Of course, for binary compatibility, one should check out the PIMPL idiom.
namespace details { class AConfigurationImpl; }
class AConfiguration {
public:
int getA() const;
int getB() const;
private:
AConfigurationImpl* m_impl;
};
While you do end up writing more code, you have the guarantee here of backward compatibility of your object as long as you add supplementary methods AFTER the existing ones.
The representation of an instance in memory does not depend on the number of methods, it only depends on:
the presence or absence of virtual methods
the base classes
the attributes
Which is what is VISIBLE (not what is accessible).
And here we guarantee that we won't have any change in the attributes.

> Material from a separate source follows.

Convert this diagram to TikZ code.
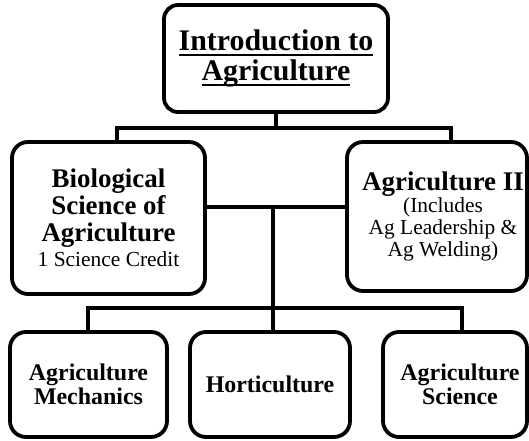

The definition of AConfigurationImpl might change without any problem and the implementation of the methods might change too.
The more code means: constructor, copy constructor, assignment operator and destructor, which is a fair amount, and of course the getters and setters. Also note that these methods can no longer be inlined, since their implementation are defined in a source file.
Whether or not it suits you, you're on your own to decide.